Take the data below and repeat it exactly.
Begin Supplied data
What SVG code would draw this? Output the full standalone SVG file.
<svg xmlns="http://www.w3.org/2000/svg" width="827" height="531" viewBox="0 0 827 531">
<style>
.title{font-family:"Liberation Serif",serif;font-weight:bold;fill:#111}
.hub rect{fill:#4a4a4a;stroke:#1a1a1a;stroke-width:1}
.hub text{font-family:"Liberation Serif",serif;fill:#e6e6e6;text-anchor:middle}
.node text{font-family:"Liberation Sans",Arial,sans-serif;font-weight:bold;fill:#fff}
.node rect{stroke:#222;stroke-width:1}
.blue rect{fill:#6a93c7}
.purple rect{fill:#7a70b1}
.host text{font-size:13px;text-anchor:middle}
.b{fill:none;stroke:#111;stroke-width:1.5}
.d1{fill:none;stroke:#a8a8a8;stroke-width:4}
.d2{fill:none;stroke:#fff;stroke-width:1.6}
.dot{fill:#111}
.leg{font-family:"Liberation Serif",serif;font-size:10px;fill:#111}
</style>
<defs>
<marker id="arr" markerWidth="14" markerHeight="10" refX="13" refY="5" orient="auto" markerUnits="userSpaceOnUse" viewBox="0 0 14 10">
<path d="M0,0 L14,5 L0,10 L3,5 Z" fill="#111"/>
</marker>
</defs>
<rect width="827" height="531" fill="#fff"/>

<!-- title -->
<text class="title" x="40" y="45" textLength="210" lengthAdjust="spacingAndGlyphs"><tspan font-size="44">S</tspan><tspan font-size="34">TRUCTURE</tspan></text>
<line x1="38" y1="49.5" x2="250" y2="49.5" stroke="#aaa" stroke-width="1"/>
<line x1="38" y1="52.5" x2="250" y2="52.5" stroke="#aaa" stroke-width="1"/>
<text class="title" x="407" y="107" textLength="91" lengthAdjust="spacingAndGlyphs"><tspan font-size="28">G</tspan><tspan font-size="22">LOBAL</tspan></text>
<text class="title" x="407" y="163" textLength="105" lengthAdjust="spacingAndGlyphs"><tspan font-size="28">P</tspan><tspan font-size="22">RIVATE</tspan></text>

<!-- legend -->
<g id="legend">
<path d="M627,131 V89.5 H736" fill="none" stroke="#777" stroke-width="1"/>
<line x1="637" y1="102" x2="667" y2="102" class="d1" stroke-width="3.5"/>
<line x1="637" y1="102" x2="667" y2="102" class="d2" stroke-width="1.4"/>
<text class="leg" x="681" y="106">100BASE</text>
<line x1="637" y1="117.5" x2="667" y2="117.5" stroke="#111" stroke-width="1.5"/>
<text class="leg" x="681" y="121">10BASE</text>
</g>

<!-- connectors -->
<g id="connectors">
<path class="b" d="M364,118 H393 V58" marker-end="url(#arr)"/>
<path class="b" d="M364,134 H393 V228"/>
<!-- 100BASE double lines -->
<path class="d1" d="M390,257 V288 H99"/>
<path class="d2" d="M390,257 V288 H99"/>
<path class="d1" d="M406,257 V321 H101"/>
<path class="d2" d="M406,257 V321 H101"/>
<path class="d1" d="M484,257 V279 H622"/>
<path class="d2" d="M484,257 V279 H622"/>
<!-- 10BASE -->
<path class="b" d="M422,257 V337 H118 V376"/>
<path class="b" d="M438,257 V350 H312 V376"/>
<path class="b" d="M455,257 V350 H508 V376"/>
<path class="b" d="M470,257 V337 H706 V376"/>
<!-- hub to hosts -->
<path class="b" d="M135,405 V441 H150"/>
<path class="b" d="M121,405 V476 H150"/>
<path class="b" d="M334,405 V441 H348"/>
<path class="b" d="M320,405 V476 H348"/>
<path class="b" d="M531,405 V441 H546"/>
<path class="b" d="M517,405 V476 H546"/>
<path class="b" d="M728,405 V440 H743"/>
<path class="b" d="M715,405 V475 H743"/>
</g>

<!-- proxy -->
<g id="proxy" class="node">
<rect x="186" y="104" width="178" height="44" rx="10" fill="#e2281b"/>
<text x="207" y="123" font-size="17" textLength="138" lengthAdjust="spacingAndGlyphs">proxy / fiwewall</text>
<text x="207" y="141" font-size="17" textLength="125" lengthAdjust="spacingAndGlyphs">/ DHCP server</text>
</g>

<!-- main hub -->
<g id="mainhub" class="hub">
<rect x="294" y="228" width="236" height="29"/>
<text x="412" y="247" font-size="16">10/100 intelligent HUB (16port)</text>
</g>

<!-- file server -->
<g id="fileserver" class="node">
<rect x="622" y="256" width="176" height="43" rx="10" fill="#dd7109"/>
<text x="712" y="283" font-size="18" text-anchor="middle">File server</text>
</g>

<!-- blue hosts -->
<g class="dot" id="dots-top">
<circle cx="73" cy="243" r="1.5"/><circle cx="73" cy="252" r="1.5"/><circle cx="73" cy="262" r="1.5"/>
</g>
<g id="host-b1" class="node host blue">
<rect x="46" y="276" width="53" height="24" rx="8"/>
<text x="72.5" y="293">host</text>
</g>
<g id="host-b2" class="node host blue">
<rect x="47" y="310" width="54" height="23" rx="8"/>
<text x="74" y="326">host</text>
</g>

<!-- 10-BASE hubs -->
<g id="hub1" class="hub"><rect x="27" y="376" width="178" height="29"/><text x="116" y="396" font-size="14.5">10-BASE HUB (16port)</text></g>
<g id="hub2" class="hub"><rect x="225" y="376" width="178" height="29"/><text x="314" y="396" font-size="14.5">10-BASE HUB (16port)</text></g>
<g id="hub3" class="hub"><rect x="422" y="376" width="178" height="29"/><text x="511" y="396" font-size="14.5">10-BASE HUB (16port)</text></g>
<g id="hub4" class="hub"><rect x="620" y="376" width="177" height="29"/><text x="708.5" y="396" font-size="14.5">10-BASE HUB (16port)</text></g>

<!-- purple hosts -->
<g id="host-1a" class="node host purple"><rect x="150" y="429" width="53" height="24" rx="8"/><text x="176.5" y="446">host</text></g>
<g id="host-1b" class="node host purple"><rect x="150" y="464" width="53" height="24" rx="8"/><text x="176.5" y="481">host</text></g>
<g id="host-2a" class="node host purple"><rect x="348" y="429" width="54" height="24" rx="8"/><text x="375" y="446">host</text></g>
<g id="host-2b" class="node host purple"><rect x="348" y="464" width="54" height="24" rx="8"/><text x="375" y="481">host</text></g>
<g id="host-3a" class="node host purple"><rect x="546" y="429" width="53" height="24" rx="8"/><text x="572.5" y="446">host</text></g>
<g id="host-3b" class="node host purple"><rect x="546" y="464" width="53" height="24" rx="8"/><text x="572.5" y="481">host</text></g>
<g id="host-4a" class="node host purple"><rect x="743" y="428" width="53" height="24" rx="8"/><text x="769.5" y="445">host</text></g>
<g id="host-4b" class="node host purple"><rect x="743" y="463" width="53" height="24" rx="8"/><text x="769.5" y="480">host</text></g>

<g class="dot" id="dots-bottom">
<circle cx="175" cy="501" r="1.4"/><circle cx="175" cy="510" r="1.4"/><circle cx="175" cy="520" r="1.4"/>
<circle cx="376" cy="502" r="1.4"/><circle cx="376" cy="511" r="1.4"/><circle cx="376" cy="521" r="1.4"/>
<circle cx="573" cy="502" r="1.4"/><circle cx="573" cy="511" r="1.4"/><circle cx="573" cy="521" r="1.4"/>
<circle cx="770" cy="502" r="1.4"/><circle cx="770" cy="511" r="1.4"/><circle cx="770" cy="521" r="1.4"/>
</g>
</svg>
End Supplied data
The result –
What SVG code would draw this? Output the full standalone SVG file.
<svg xmlns="http://www.w3.org/2000/svg" width="827" height="531" viewBox="0 0 827 531">
<style>
.title{font-family:"Liberation Serif",serif;font-weight:bold;fill:#111}
.hub rect{fill:#4a4a4a;stroke:#1a1a1a;stroke-width:1}
.hub text{font-family:"Liberation Serif",serif;fill:#e6e6e6;text-anchor:middle}
.node text{font-family:"Liberation Sans",Arial,sans-serif;font-weight:bold;fill:#fff}
.node rect{stroke:#222;stroke-width:1}
.blue rect{fill:#6a93c7}
.purple rect{fill:#7a70b1}
.host text{font-size:13px;text-anchor:middle}
.b{fill:none;stroke:#111;stroke-width:1.5}
.d1{fill:none;stroke:#a8a8a8;stroke-width:4}
.d2{fill:none;stroke:#fff;stroke-width:1.6}
.dot{fill:#111}
.leg{font-family:"Liberation Serif",serif;font-size:10px;fill:#111}
</style>
<defs>
<marker id="arr" markerWidth="14" markerHeight="10" refX="13" refY="5" orient="auto" markerUnits="userSpaceOnUse" viewBox="0 0 14 10">
<path d="M0,0 L14,5 L0,10 L3,5 Z" fill="#111"/>
</marker>
</defs>
<rect width="827" height="531" fill="#fff"/>

<!-- title -->
<text class="title" x="40" y="45" textLength="210" lengthAdjust="spacingAndGlyphs"><tspan font-size="44">S</tspan><tspan font-size="34">TRUCTURE</tspan></text>
<line x1="38" y1="49.5" x2="250" y2="49.5" stroke="#aaa" stroke-width="1"/>
<line x1="38" y1="52.5" x2="250" y2="52.5" stroke="#aaa" stroke-width="1"/>
<text class="title" x="407" y="107" textLength="91" lengthAdjust="spacingAndGlyphs"><tspan font-size="28">G</tspan><tspan font-size="22">LOBAL</tspan></text>
<text class="title" x="407" y="163" textLength="105" lengthAdjust="spacingAndGlyphs"><tspan font-size="28">P</tspan><tspan font-size="22">RIVATE</tspan></text>

<!-- legend -->
<g id="legend">
<path d="M627,131 V89.5 H736" fill="none" stroke="#777" stroke-width="1"/>
<line x1="637" y1="102" x2="667" y2="102" class="d1" stroke-width="3.5"/>
<line x1="637" y1="102" x2="667" y2="102" class="d2" stroke-width="1.4"/>
<text class="leg" x="681" y="106">100BASE</text>
<line x1="637" y1="117.5" x2="667" y2="117.5" stroke="#111" stroke-width="1.5"/>
<text class="leg" x="681" y="121">10BASE</text>
</g>

<!-- connectors -->
<g id="connectors">
<path class="b" d="M364,118 H393 V58" marker-end="url(#arr)"/>
<path class="b" d="M364,134 H393 V228"/>
<!-- 100BASE double lines -->
<path class="d1" d="M390,257 V288 H99"/>
<path class="d2" d="M390,257 V288 H99"/>
<path class="d1" d="M406,257 V321 H101"/>
<path class="d2" d="M406,257 V321 H101"/>
<path class="d1" d="M484,257 V279 H622"/>
<path class="d2" d="M484,257 V279 H622"/>
<!-- 10BASE -->
<path class="b" d="M422,257 V337 H118 V376"/>
<path class="b" d="M438,257 V350 H312 V376"/>
<path class="b" d="M455,257 V350 H508 V376"/>
<path class="b" d="M470,257 V337 H706 V376"/>
<!-- hub to hosts -->
<path class="b" d="M135,405 V441 H150"/>
<path class="b" d="M121,405 V476 H150"/>
<path class="b" d="M334,405 V441 H348"/>
<path class="b" d="M320,405 V476 H348"/>
<path class="b" d="M531,405 V441 H546"/>
<path class="b" d="M517,405 V476 H546"/>
<path class="b" d="M728,405 V440 H743"/>
<path class="b" d="M715,405 V475 H743"/>
</g>

<!-- proxy -->
<g id="proxy" class="node">
<rect x="186" y="104" width="178" height="44" rx="10" fill="#e2281b"/>
<text x="207" y="123" font-size="17" textLength="138" lengthAdjust="spacingAndGlyphs">proxy / fiwewall</text>
<text x="207" y="141" font-size="17" textLength="125" lengthAdjust="spacingAndGlyphs">/ DHCP server</text>
</g>

<!-- main hub -->
<g id="mainhub" class="hub">
<rect x="294" y="228" width="236" height="29"/>
<text x="412" y="247" font-size="16">10/100 intelligent HUB (16port)</text>
</g>

<!-- file server -->
<g id="fileserver" class="node">
<rect x="622" y="256" width="176" height="43" rx="10" fill="#dd7109"/>
<text x="712" y="283" font-size="18" text-anchor="middle">File server</text>
</g>

<!-- blue hosts -->
<g class="dot" id="dots-top">
<circle cx="73" cy="243" r="1.5"/><circle cx="73" cy="252" r="1.5"/><circle cx="73" cy="262" r="1.5"/>
</g>
<g id="host-b1" class="node host blue">
<rect x="46" y="276" width="53" height="24" rx="8"/>
<text x="72.5" y="293">host</text>
</g>
<g id="host-b2" class="node host blue">
<rect x="47" y="310" width="54" height="23" rx="8"/>
<text x="74" y="326">host</text>
</g>

<!-- 10-BASE hubs -->
<g id="hub1" class="hub"><rect x="27" y="376" width="178" height="29"/><text x="116" y="396" font-size="14.5">10-BASE HUB (16port)</text></g>
<g id="hub2" class="hub"><rect x="225" y="376" width="178" height="29"/><text x="314" y="396" font-size="14.5">10-BASE HUB (16port)</text></g>
<g id="hub3" class="hub"><rect x="422" y="376" width="178" height="29"/><text x="511" y="396" font-size="14.5">10-BASE HUB (16port)</text></g>
<g id="hub4" class="hub"><rect x="620" y="376" width="177" height="29"/><text x="708.5" y="396" font-size="14.5">10-BASE HUB (16port)</text></g>

<!-- purple hosts -->
<g id="host-1a" class="node host purple"><rect x="150" y="429" width="53" height="24" rx="8"/><text x="176.5" y="446">host</text></g>
<g id="host-1b" class="node host purple"><rect x="150" y="464" width="53" height="24" rx="8"/><text x="176.5" y="481">host</text></g>
<g id="host-2a" class="node host purple"><rect x="348" y="429" width="54" height="24" rx="8"/><text x="375" y="446">host</text></g>
<g id="host-2b" class="node host purple"><rect x="348" y="464" width="54" height="24" rx="8"/><text x="375" y="481">host</text></g>
<g id="host-3a" class="node host purple"><rect x="546" y="429" width="53" height="24" rx="8"/><text x="572.5" y="446">host</text></g>
<g id="host-3b" class="node host purple"><rect x="546" y="464" width="53" height="24" rx="8"/><text x="572.5" y="481">host</text></g>
<g id="host-4a" class="node host purple"><rect x="743" y="428" width="53" height="24" rx="8"/><text x="769.5" y="445">host</text></g>
<g id="host-4b" class="node host purple"><rect x="743" y="463" width="53" height="24" rx="8"/><text x="769.5" y="480">host</text></g>

<g class="dot" id="dots-bottom">
<circle cx="175" cy="501" r="1.4"/><circle cx="175" cy="510" r="1.4"/><circle cx="175" cy="520" r="1.4"/>
<circle cx="376" cy="502" r="1.4"/><circle cx="376" cy="511" r="1.4"/><circle cx="376" cy="521" r="1.4"/>
<circle cx="573" cy="502" r="1.4"/><circle cx="573" cy="511" r="1.4"/><circle cx="573" cy="521" r="1.4"/>
<circle cx="770" cy="502" r="1.4"/><circle cx="770" cy="511" r="1.4"/><circle cx="770" cy="521" r="1.4"/>
</g>
</svg>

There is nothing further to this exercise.